Development is hard. There is plenty that the governments of rich countries can do to help, but sadly much of it is politically too difficult to contemplate (such as allowing more immigration from the poorest countries).
So how about a policy that can help but costs rich countries nothing?
This new working paper from CGD finds that providing Duty-Free Quota-Free access to OECD markets for poor countries provides significant benefits with very small to zero impact upon the rich countries.
A development policy no-brainer?
There are still significant benefits for LDCs from removing the remaining barriers they face in OECD countries, but only if all products are covered. Since both rich-country tariff peaks and LDC exports are relatively concentrated, excluding as few as three percent of tariff lines, as proposed by the United States at the WTO ministerial meeting in Hong Kong in 2005, reduces the benefits to basically zero.

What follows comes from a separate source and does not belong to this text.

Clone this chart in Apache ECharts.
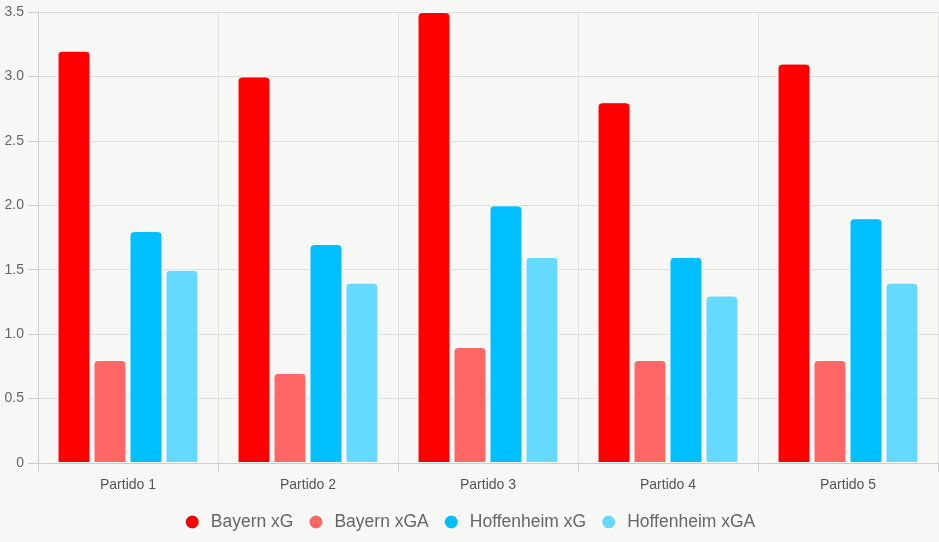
<!DOCTYPE html>
<html><head><meta charset="utf-8">
<script src="https://cdn.jsdelivr.net/npm/echarts@6/dist/echarts.min.js"></script>
<style>html,body{margin:0;padding:0;background:#f7f7f5;}#c{width:939px;height:542px;}</style>
</head><body><div id="c"></div>
<script>
const categories = ['Partido 1','Partido 2','Partido 3','Partido 4','Partido 5'];
const seriesNames = ['Bayern xG','Bayern xGA','Hoffenheim xG','Hoffenheim xGA'];
const bayernXG = [3.2, 3.0, 3.5, 2.8, 3.1];
const bayernXGA = [0.8, 0.7, 0.9, 0.8, 0.8];
const hoffXG = [1.8, 1.7, 2.0, 1.6, 1.9];
const hoffXGA = [1.5, 1.4, 1.6, 1.3, 1.4];
const colors = ['#ff0000','#ff6666','#00bfff','#66d9ff'];
const values = [bayernXG, bayernXGA, hoffXG, hoffXGA];

const chart = echarts.init(document.getElementById('c'), null, {renderer:'canvas'});
chart.setOption({
  backgroundColor: '#f7f7f5',
  animation: false,
  grid: {left: 38, right: 1, top: 12, bottom: 79},
  legend: {
    top: 508, left: 'center', icon: 'circle', itemWidth: 15, itemHeight: 15, itemGap: 14,
    textStyle: {color: '#666', fontSize: 17.5, padding: [0, 0, 0, 6], fontFamily: 'Liberation Sans, Arial, sans-serif'},
    data: seriesNames
  },
  xAxis: {
    type: 'category', data: categories,
    axisLine: {lineStyle: {color: '#ccc'}},
    axisTick: {show: true, length: 9, lineStyle: {color: '#ccc'}},
    axisLabel: {color: '#555', fontSize: 14, margin: 15, fontFamily: 'Liberation Sans, Arial, sans-serif'},
    splitLine: {show: true, lineStyle: {color: '#e2e2e2'}}
  },
  yAxis: {
    type: 'value', min: 0, max: 3.5, interval: 0.5,
    axisLine: {show: true, lineStyle: {color: '#ccc'}},
    axisTick: {show: true, length: 10, lineStyle: {color: '#ccc'}},
    axisLabel: {color: '#666', fontSize: 14, margin: 14, fontFamily: 'Liberation Sans, Arial, sans-serif',
      formatter: v => v === 0 ? '0' : v.toFixed(1)},
    splitLine: {lineStyle: {color: '#dddddd'}}
  },
  series: seriesNames.map((n, i) => ({
    name: n, type: 'bar', data: values[i],
    barWidth: 33, barGap: '9%',
    itemStyle: {color: colors[i], borderColor: '#ffffff', borderWidth: 1, borderRadius: [4,4,0,0]}
  }))
});
</script></body></html>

The LDCs account for a trivial share of global exports, the reason for the initiative, and preference-giving countries thus have little to fear from extending full market access to them. The quantitative results show that the expected impact on welfare, exports, and domestic production are very small to zero, including for the quota-controlled agricultural products excluded by Canada, Japan, and the United States, as well as textiles and apparel in the latter case.
providing market access is a step that this analysis suggests would be both beneficial for LDCs, and low-cost for preference-giving countries. UN Secretary General Ban Ki Moon just designated 2010 as the “year of development” and called for accelerated efforts to achieve the Millennium Development Goals. The goal of providing duty-free, quota-free market access for LDCs should be easily achievable by rich countries, as well as by Brazil, China, India, and other developing countries “in a position to do so.”